» Task description
Report only the number of lines in this material that include "with".

» Recorded data
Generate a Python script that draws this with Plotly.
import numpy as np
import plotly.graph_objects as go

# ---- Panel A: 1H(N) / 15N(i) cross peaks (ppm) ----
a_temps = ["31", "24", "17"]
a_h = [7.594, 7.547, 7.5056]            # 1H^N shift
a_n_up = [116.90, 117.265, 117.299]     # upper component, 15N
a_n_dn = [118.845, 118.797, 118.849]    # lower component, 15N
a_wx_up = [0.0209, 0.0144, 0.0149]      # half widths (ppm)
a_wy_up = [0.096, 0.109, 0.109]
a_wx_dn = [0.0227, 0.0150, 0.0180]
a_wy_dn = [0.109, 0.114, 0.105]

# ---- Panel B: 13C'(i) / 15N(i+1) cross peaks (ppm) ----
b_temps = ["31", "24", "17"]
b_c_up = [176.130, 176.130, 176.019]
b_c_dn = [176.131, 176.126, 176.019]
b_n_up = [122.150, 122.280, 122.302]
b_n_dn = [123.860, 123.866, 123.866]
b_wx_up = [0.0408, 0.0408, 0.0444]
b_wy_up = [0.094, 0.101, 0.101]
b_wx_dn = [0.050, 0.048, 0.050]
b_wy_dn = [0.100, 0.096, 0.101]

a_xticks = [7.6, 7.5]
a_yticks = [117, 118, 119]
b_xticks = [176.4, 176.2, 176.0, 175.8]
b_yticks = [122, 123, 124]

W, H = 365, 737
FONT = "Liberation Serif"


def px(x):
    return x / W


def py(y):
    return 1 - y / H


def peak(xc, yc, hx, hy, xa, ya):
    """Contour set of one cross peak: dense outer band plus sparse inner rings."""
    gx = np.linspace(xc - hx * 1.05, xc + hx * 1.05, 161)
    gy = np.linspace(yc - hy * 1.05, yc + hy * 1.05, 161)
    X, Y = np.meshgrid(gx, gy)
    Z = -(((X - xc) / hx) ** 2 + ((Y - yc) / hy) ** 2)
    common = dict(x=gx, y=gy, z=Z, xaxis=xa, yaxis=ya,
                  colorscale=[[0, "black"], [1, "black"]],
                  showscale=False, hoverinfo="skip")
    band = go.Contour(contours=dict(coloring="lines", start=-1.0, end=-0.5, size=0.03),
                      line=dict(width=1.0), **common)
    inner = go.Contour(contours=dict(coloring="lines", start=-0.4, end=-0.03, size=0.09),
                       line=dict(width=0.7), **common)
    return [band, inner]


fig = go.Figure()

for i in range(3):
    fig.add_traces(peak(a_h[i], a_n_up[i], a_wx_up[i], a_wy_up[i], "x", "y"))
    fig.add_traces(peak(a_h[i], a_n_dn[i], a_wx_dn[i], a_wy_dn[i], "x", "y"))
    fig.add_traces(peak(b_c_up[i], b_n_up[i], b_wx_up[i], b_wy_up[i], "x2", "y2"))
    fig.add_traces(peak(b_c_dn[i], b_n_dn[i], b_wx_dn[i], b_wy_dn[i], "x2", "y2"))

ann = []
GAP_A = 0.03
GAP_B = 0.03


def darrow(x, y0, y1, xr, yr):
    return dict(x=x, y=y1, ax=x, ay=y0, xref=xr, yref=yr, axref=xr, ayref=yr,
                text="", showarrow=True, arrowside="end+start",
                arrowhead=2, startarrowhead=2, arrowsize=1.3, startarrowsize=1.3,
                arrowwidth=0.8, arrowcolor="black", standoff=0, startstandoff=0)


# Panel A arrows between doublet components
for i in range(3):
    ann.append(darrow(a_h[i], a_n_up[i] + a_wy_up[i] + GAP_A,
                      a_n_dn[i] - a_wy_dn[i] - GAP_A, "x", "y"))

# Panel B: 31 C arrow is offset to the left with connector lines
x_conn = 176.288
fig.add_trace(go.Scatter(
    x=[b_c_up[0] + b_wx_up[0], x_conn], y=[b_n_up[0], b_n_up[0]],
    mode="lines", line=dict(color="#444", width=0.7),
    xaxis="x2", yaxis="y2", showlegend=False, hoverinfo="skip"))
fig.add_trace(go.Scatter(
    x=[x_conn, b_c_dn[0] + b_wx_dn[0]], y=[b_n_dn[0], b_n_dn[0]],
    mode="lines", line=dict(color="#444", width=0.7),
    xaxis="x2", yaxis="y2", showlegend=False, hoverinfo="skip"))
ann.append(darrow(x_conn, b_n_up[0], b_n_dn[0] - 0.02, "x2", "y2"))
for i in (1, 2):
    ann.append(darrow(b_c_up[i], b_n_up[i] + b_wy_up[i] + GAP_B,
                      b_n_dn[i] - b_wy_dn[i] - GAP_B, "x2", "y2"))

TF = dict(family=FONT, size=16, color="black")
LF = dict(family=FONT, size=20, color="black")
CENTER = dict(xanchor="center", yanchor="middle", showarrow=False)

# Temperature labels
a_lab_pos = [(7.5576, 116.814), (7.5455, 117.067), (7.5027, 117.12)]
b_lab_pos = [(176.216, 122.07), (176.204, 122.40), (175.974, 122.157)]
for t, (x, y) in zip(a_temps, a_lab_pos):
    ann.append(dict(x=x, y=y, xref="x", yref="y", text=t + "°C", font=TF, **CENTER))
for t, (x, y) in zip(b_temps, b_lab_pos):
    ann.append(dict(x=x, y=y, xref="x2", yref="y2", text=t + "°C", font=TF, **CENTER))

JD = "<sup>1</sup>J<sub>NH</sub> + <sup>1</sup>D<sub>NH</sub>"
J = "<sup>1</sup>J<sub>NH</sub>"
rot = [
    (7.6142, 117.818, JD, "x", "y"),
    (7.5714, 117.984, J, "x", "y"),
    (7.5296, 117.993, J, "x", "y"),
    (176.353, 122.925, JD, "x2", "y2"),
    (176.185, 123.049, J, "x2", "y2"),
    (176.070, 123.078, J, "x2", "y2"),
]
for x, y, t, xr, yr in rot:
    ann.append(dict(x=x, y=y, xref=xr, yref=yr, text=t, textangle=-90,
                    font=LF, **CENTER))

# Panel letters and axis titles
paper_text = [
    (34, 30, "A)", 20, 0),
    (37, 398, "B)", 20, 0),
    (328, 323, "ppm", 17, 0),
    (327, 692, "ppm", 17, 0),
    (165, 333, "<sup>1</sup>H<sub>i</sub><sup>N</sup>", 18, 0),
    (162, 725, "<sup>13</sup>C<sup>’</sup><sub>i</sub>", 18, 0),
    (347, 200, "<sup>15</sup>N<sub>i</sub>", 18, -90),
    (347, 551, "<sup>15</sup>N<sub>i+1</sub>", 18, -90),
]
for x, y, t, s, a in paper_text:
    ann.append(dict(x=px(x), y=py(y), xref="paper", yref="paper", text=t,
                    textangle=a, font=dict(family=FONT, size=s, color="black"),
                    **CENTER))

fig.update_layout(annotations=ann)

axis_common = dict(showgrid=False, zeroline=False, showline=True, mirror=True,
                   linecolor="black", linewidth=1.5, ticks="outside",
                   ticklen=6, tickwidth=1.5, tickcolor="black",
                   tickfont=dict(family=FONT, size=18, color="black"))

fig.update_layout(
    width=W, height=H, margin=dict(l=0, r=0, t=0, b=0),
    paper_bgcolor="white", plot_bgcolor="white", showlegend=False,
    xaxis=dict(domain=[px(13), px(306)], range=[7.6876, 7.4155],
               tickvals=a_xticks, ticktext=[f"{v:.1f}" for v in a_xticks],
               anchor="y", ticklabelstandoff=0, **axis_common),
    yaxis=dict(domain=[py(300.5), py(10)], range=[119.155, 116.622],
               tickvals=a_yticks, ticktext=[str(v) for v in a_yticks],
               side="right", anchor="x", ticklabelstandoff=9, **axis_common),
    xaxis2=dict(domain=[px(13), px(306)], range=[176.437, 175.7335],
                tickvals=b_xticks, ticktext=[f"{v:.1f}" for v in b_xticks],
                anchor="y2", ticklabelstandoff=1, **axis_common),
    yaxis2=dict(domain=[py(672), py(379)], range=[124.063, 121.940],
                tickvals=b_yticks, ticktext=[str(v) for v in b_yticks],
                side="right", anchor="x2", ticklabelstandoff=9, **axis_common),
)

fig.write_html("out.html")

» Solution to the exercise
2